Given instruction:
Retype the data exactly, from its first line to the line containing "0.0002, 0.0002, 0.0001, 0.0001, 0.0001, 0.0001];", including both, and skip any picture.

== == ==

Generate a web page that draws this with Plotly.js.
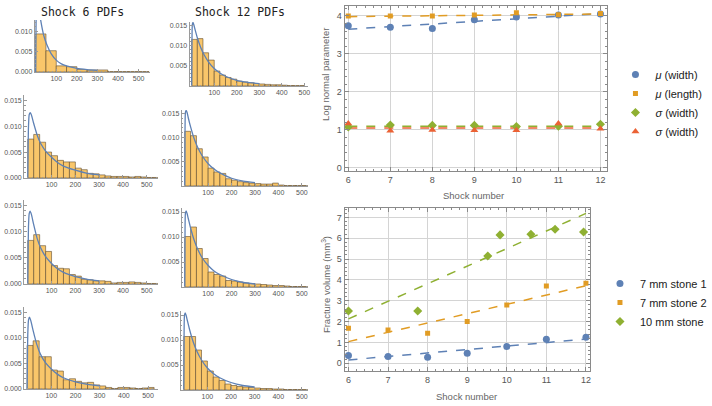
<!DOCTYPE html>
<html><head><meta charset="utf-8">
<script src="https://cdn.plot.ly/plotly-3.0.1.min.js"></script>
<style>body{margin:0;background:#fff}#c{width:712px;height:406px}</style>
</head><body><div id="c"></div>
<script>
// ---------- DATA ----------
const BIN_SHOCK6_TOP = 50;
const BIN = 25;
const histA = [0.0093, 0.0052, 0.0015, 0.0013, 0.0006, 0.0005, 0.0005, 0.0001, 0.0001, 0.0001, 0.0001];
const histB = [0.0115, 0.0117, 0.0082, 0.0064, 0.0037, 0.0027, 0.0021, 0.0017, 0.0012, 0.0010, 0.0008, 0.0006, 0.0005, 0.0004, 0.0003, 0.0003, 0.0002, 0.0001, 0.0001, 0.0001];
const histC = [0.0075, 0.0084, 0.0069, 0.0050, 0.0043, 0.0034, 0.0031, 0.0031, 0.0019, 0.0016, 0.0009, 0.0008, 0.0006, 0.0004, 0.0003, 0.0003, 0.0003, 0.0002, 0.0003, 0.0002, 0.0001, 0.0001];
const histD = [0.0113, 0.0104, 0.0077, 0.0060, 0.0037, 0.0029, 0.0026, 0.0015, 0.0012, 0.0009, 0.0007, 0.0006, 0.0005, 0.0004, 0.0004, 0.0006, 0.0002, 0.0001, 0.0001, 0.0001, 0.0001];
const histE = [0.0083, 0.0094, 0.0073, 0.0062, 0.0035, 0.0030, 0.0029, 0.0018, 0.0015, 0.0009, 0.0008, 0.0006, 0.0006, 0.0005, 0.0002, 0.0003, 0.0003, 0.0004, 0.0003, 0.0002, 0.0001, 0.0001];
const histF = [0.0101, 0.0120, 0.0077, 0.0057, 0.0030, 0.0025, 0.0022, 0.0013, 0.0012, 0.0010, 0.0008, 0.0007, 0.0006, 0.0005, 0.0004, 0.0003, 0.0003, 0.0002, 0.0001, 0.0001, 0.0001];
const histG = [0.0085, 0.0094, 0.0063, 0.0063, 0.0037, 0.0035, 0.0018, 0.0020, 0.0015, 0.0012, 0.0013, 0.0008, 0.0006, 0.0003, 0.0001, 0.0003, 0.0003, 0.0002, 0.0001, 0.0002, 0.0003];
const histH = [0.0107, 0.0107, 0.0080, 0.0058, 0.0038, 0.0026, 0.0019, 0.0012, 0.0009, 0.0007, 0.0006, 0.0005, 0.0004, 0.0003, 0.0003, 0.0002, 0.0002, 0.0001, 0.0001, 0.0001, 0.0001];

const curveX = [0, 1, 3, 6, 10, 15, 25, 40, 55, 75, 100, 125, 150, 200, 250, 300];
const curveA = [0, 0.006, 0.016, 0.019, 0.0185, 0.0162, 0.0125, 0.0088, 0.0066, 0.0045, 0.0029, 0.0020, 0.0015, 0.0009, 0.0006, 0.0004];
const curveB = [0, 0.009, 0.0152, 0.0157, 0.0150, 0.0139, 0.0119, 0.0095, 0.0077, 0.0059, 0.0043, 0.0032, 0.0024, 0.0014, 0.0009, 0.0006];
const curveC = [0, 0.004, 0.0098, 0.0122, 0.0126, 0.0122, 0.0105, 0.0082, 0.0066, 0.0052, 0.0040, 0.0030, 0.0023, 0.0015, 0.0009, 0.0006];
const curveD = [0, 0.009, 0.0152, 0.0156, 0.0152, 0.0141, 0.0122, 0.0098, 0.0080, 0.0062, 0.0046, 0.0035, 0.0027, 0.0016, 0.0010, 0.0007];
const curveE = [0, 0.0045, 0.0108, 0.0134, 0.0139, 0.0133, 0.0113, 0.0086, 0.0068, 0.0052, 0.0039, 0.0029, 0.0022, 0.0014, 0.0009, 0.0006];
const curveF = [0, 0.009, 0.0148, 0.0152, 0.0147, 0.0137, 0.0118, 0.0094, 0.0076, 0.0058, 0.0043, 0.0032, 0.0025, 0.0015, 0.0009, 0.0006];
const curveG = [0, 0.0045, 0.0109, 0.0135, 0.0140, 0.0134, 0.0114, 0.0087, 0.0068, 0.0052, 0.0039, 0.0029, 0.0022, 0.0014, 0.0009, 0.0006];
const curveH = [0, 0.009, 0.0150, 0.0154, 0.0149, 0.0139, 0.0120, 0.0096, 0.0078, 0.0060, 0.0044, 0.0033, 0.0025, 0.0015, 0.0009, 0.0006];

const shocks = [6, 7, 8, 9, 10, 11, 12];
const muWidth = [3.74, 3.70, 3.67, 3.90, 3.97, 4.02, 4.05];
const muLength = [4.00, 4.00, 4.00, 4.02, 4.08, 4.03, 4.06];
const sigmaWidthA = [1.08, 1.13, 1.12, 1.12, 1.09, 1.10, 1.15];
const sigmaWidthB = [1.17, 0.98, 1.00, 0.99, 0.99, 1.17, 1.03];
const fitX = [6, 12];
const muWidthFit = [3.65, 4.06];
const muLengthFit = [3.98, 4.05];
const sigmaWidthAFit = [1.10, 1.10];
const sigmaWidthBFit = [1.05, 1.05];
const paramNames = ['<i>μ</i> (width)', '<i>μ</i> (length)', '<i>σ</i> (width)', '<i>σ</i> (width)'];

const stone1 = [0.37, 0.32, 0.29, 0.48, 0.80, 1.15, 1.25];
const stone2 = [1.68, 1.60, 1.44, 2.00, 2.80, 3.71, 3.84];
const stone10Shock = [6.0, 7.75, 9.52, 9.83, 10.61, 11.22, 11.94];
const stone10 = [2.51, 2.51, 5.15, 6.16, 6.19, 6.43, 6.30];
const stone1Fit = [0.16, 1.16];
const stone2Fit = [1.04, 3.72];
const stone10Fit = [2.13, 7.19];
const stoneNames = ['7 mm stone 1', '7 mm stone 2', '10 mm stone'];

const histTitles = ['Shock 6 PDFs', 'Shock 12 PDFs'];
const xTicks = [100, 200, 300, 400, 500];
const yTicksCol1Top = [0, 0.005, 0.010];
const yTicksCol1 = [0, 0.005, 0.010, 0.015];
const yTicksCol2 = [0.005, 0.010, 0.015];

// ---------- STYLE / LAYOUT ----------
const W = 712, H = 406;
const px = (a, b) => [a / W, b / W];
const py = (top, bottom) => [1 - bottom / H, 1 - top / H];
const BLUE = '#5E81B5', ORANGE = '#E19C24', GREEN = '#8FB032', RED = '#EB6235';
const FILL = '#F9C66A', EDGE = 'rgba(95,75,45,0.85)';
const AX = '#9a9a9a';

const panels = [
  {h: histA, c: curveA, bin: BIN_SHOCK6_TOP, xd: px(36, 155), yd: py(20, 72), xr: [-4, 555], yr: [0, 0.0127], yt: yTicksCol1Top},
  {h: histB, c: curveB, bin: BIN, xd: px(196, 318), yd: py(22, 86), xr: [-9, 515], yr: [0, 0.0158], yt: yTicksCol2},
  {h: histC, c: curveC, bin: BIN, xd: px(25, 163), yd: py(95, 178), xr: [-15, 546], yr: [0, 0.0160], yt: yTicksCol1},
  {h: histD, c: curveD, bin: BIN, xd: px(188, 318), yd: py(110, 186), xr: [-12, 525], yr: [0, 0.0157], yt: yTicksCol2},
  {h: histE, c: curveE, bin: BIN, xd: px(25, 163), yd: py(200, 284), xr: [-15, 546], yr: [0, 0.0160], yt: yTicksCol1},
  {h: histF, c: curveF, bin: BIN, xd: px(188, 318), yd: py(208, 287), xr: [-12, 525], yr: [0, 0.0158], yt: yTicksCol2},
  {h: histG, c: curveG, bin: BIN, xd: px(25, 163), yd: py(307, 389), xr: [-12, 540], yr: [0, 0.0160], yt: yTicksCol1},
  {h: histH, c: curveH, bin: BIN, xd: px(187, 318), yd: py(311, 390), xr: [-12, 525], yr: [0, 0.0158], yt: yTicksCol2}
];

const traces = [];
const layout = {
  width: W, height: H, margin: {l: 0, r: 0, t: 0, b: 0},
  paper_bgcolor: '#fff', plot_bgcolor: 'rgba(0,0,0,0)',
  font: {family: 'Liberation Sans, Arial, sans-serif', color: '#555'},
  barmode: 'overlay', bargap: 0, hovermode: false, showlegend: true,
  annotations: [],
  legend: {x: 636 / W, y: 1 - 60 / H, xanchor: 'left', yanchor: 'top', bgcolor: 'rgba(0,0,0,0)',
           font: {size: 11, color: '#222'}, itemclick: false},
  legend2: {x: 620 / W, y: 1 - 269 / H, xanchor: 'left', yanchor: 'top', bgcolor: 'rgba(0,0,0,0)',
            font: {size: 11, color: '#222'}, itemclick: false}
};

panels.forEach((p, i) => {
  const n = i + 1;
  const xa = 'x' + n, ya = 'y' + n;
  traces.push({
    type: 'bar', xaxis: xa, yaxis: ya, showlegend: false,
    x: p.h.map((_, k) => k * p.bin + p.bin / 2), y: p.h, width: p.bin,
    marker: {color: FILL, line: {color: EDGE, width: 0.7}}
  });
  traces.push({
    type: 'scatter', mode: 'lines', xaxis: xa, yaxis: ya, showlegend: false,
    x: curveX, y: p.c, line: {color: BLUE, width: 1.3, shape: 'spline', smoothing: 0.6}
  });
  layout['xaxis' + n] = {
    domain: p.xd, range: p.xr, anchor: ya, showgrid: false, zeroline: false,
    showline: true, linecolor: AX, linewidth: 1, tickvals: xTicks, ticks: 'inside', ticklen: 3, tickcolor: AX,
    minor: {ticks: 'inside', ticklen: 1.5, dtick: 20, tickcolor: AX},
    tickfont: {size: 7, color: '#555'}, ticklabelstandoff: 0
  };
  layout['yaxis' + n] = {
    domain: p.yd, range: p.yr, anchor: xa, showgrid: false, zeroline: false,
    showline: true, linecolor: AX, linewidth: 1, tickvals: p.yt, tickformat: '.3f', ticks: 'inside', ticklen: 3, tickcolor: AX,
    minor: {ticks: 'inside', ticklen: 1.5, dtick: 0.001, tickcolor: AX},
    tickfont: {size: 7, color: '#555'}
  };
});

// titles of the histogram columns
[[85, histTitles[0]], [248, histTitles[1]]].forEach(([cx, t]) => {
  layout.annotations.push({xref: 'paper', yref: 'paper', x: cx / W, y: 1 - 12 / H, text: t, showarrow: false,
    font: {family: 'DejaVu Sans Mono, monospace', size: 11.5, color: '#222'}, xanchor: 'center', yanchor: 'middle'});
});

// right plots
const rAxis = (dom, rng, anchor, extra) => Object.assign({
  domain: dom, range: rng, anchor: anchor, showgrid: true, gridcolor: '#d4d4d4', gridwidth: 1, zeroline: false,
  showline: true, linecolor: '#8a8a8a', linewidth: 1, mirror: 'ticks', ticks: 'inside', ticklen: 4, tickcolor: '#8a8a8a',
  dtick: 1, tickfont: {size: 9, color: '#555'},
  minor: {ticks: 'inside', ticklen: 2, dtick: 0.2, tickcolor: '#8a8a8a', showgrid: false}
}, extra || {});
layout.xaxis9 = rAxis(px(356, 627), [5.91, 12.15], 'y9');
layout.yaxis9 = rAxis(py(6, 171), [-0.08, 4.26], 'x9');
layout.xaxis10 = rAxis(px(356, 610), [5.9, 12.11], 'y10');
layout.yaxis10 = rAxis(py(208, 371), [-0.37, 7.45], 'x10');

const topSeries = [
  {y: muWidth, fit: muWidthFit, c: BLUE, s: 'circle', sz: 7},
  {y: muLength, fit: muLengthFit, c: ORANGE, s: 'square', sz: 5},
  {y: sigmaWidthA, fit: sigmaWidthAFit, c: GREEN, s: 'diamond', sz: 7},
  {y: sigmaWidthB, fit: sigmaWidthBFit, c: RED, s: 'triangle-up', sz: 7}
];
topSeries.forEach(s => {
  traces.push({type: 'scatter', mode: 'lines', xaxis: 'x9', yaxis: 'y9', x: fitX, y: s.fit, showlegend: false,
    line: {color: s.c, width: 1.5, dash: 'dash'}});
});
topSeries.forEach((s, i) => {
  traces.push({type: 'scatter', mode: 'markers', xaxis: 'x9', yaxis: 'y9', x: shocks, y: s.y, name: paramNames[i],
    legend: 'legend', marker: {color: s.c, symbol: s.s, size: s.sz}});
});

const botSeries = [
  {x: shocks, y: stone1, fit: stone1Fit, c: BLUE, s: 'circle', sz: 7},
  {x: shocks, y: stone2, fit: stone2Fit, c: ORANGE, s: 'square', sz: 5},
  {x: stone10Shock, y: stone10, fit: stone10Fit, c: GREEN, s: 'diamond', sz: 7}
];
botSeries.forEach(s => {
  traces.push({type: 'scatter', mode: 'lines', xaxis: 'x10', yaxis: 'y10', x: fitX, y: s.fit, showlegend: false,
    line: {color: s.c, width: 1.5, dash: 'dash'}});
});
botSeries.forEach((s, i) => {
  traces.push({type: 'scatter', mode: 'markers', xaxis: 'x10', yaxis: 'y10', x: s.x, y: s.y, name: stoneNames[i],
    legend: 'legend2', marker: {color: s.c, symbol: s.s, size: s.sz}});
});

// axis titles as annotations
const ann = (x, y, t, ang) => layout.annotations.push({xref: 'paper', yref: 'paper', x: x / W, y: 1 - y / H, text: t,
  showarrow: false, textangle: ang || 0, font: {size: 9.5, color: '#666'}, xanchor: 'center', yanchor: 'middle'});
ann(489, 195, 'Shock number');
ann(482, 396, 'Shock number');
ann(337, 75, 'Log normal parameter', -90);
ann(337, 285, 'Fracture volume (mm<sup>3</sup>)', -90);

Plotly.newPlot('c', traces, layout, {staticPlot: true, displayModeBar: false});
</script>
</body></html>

== == ==

Exercise answer:
Generate a web page that draws this with Plotly.js.
<!DOCTYPE html>
<html><head><meta charset="utf-8">
<script src="https://cdn.plot.ly/plotly-3.0.1.min.js"></script>
<style>body{margin:0;background:#fff}#c{width:712px;height:406px}</style>
</head><body><div id="c"></div>
<script>
// ---------- DATA ----------
const BIN_SHOCK6_TOP = 50;
const BIN = 25;
const histA = [0.0093, 0.0052, 0.0015, 0.0013, 0.0006, 0.0005, 0.0005, 0.0001, 0.0001, 0.0001, 0.0001];
const histB = [0.0115, 0.0117, 0.0082, 0.0064, 0.0037, 0.0027, 0.0021, 0.0017, 0.0012, 0.0010, 0.0008, 0.0006, 0.0005, 0.0004, 0.0003, 0.0003, 0.0002, 0.0001, 0.0001, 0.0001];
const histC = [0.0075, 0.0084, 0.0069, 0.0050, 0.0043, 0.0034, 0.0031, 0.0031, 0.0019, 0.0016, 0.0009, 0.0008, 0.0006, 0.0004, 0.0003, 0.0003, 0.0003, 0.0002, 0.0003, 0.0002, 0.0001, 0.0001];
const histD = [0.0113, 0.0104, 0.0077, 0.0060, 0.0037, 0.0029, 0.0026, 0.0015, 0.0012, 0.0009, 0.0007, 0.0006, 0.0005, 0.0004, 0.0004, 0.0006, 0.0002, 0.0001, 0.0001, 0.0001, 0.0001];
const histE = [0.0083, 0.0094, 0.0073, 0.0062, 0.0035, 0.0030, 0.0029, 0.0018, 0.0015, 0.0009, 0.0008, 0.0006, 0.0006, 0.0005, 0.0002, 0.0003, 0.0003, 0.0004, 0.0003, 0.0002, 0.0001, 0.0001];
const histF = [0.0101, 0.0120, 0.0077, 0.0057, 0.0030, 0.0025, 0.0022, 0.0013, 0.0012, 0.0010, 0.0008, 0.0007, 0.0006, 0.0005, 0.0004, 0.0003, 0.0003, 0.0002, 0.0001, 0.0001, 0.0001];
const histG = [0.0085, 0.0094, 0.0063, 0.0063, 0.0037, 0.0035, 0.0018, 0.0020, 0.0015, 0.0012, 0.0013, 0.0008, 0.0006, 0.0003, 0.0001, 0.0003, 0.0003, 0.0002, 0.0001, 0.0002, 0.0003];
const histH = [0.0107, 0.0107, 0.0080, 0.0058, 0.0038, 0.0026, 0.0019, 0.0012, 0.0009, 0.0007, 0.0006, 0.0005, 0.0004, 0.0003, 0.0003, 0.0002, 0.0002, 0.0001, 0.0001, 0.0001, 0.0001];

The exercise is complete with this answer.